• **INSTRUCTION**
Below are some records; repeat them all exactly, minus the pictures.

━━━━━ DATA IN THIS EXERCISE ━━━━━

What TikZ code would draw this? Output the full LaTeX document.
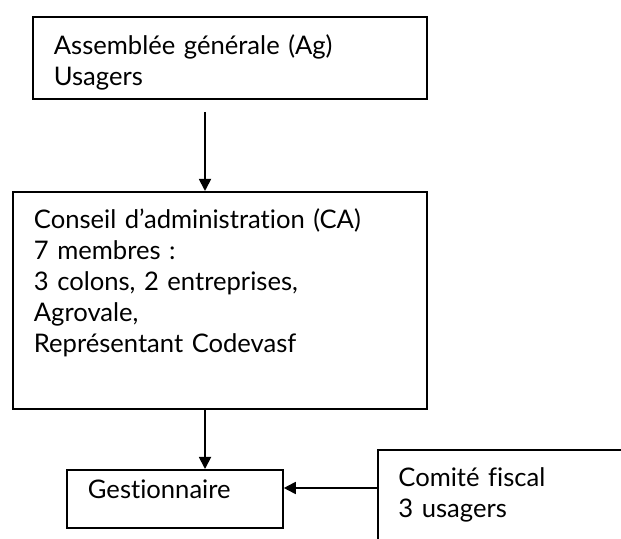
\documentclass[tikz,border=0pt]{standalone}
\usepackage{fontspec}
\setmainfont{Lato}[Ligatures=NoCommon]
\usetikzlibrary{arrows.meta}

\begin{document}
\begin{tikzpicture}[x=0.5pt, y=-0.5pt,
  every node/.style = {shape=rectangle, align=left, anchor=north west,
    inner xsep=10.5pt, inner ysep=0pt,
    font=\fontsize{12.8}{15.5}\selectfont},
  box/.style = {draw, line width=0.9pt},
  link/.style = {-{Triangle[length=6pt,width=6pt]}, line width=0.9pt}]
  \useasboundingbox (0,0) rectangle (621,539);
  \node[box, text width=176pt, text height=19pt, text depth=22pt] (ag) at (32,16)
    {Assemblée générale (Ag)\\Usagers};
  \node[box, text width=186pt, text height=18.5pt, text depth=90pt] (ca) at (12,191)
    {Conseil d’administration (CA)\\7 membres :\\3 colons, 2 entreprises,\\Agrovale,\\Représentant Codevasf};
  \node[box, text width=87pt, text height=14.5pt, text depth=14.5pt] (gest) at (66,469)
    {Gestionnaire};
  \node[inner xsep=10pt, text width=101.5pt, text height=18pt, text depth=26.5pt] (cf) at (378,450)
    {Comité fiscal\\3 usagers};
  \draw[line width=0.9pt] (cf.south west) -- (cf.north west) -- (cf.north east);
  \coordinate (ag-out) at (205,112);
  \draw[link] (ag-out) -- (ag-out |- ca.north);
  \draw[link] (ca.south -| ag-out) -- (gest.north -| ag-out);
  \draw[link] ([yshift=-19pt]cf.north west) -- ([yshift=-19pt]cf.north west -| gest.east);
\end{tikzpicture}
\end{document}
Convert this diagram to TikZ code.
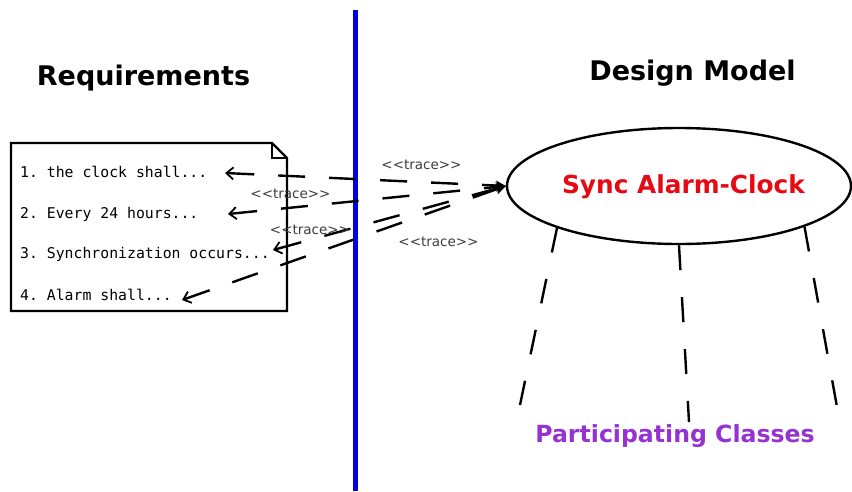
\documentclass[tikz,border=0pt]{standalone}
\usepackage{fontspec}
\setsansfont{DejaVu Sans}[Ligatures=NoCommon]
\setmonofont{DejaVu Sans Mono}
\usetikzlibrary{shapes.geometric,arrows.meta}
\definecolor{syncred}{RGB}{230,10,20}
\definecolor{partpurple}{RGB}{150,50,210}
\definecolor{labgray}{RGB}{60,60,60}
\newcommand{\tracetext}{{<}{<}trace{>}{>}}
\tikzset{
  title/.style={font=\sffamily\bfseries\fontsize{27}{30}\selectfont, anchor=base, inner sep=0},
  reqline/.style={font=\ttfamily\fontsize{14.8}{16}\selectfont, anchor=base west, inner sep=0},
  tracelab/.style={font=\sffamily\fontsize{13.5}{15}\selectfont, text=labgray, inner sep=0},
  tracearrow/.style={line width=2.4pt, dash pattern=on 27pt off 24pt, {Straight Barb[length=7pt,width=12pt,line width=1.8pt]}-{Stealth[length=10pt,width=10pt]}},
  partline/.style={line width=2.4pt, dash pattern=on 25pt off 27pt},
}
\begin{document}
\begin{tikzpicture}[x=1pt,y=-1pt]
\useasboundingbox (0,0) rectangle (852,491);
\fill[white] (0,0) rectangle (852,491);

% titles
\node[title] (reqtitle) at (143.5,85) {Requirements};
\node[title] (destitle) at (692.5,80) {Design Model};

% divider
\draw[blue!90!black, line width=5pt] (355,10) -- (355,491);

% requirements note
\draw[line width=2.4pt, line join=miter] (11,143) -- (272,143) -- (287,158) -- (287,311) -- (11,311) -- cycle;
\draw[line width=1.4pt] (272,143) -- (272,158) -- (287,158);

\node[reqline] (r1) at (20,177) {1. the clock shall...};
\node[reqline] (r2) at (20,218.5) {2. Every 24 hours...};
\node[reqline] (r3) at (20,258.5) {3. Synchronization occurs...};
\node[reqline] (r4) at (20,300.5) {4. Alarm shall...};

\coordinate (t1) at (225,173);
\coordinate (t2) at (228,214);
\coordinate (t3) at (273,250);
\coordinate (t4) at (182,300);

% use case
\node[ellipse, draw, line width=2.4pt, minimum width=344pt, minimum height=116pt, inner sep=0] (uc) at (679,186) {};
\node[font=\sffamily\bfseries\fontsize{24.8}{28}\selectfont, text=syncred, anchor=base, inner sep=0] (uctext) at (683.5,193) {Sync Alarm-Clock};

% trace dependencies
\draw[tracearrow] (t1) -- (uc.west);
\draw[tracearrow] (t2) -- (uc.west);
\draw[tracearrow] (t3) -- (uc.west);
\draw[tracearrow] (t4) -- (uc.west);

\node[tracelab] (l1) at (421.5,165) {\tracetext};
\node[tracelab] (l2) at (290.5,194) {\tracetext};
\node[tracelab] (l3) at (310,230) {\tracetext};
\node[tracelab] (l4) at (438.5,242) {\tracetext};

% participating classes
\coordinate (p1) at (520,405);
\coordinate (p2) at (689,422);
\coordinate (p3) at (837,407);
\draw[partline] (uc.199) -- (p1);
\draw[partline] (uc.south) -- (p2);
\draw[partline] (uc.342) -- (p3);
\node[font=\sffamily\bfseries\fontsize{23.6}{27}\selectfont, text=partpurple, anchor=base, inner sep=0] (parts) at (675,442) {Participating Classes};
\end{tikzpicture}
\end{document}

━━━━━

• **OUTPUT OF THE EXERCISE**
What TikZ code would draw this? Output the full LaTeX document.
\documentclass[tikz,border=0pt]{standalone}
\usepackage{fontspec}
\setmainfont{Lato}[Ligatures=NoCommon]
\usetikzlibrary{arrows.meta}

\begin{document}
\begin{tikzpicture}[x=0.5pt, y=-0.5pt,
  every node/.style = {shape=rectangle, align=left, anchor=north west,
    inner xsep=10.5pt, inner ysep=0pt,
    font=\fontsize{12.8}{15.5}\selectfont},
  box/.style = {draw, line width=0.9pt},
  link/.style = {-{Triangle[length=6pt,width=6pt]}, line width=0.9pt}]
  \useasboundingbox (0,0) rectangle (621,539);
  \node[box, text width=176pt, text height=19pt, text depth=22pt] (ag) at (32,16)
    {Assemblée générale (Ag)\\Usagers};
  \node[box, text width=186pt, text height=18.5pt, text depth=90pt] (ca) at (12,191)
    {Conseil d’administration (CA)\\7 membres :\\3 colons, 2 entreprises,\\Agrovale,\\Représentant Codevasf};
  \node[box, text width=87pt, text height=14.5pt, text depth=14.5pt] (gest) at (66,469)
    {Gestionnaire};
  \node[inner xsep=10pt, text width=101.5pt, text height=18pt, text depth=26.5pt] (cf) at (378,450)
    {Comité fiscal\\3 usagers};
  \draw[line width=0.9pt] (cf.south west) -- (cf.north west) -- (cf.north east);
  \coordinate (ag-out) at (205,112);
  \draw[link] (ag-out) -- (ag-out |- ca.north);
  \draw[link] (ca.south -| ag-out) -- (gest.north -| ag-out);
  \draw[link] ([yshift=-19pt]cf.north west) -- ([yshift=-19pt]cf.north west -| gest.east);
\end{tikzpicture}
\end{document}
Convert this diagram to TikZ code.
\documentclass[tikz,border=0pt]{standalone}
\usepackage{fontspec}
\setsansfont{DejaVu Sans}[Ligatures=NoCommon]
\setmonofont{DejaVu Sans Mono}
\usetikzlibrary{shapes.geometric,arrows.meta}
\definecolor{syncred}{RGB}{230,10,20}
\definecolor{partpurple}{RGB}{150,50,210}
\definecolor{labgray}{RGB}{60,60,60}
\newcommand{\tracetext}{{<}{<}trace{>}{>}}
\tikzset{
  title/.style={font=\sffamily\bfseries\fontsize{27}{30}\selectfont, anchor=base, inner sep=0},
  reqline/.style={font=\ttfamily\fontsize{14.8}{16}\selectfont, anchor=base west, inner sep=0},
  tracelab/.style={font=\sffamily\fontsize{13.5}{15}\selectfont, text=labgray, inner sep=0},
  tracearrow/.style={line width=2.4pt, dash pattern=on 27pt off 24pt, {Straight Barb[length=7pt,width=12pt,line width=1.8pt]}-{Stealth[length=10pt,width=10pt]}},
  partline/.style={line width=2.4pt, dash pattern=on 25pt off 27pt},
}
\begin{document}
\begin{tikzpicture}[x=1pt,y=-1pt]
\useasboundingbox (0,0) rectangle (852,491);
\fill[white] (0,0) rectangle (852,491);

% titles
\node[title] (reqtitle) at (143.5,85) {Requirements};
\node[title] (destitle) at (692.5,80) {Design Model};

% divider
\draw[blue!90!black, line width=5pt] (355,10) -- (355,491);

% requirements note
\draw[line width=2.4pt, line join=miter] (11,143) -- (272,143) -- (287,158) -- (287,311) -- (11,311) -- cycle;
\draw[line width=1.4pt] (272,143) -- (272,158) -- (287,158);

\node[reqline] (r1) at (20,177) {1. the clock shall...};
\node[reqline] (r2) at (20,218.5) {2. Every 24 hours...};
\node[reqline] (r3) at (20,258.5) {3. Synchronization occurs...};
\node[reqline] (r4) at (20,300.5) {4. Alarm shall...};

\coordinate (t1) at (225,173);
\coordinate (t2) at (228,214);
\coordinate (t3) at (273,250);
\coordinate (t4) at (182,300);

% use case
\node[ellipse, draw, line width=2.4pt, minimum width=344pt, minimum height=116pt, inner sep=0] (uc) at (679,186) {};
\node[font=\sffamily\bfseries\fontsize{24.8}{28}\selectfont, text=syncred, anchor=base, inner sep=0] (uctext) at (683.5,193) {Sync Alarm-Clock};

% trace dependencies
\draw[tracearrow] (t1) -- (uc.west);
\draw[tracearrow] (t2) -- (uc.west);
\draw[tracearrow] (t3) -- (uc.west);
\draw[tracearrow] (t4) -- (uc.west);

\node[tracelab] (l1) at (421.5,165) {\tracetext};
\node[tracelab] (l2) at (290.5,194) {\tracetext};
\node[tracelab] (l3) at (310,230) {\tracetext};
\node[tracelab] (l4) at (438.5,242) {\tracetext};

% participating classes
\coordinate (p1) at (520,405);
\coordinate (p2) at (689,422);
\coordinate (p3) at (837,407);
\draw[partline] (uc.199) -- (p1);
\draw[partline] (uc.south) -- (p2);
\draw[partline] (uc.342) -- (p3);
\node[font=\sffamily\bfseries\fontsize{23.6}{27}\selectfont, text=partpurple, anchor=base, inner sep=0] (parts) at (675,442) {Participating Classes};
\end{tikzpicture}
\end{document}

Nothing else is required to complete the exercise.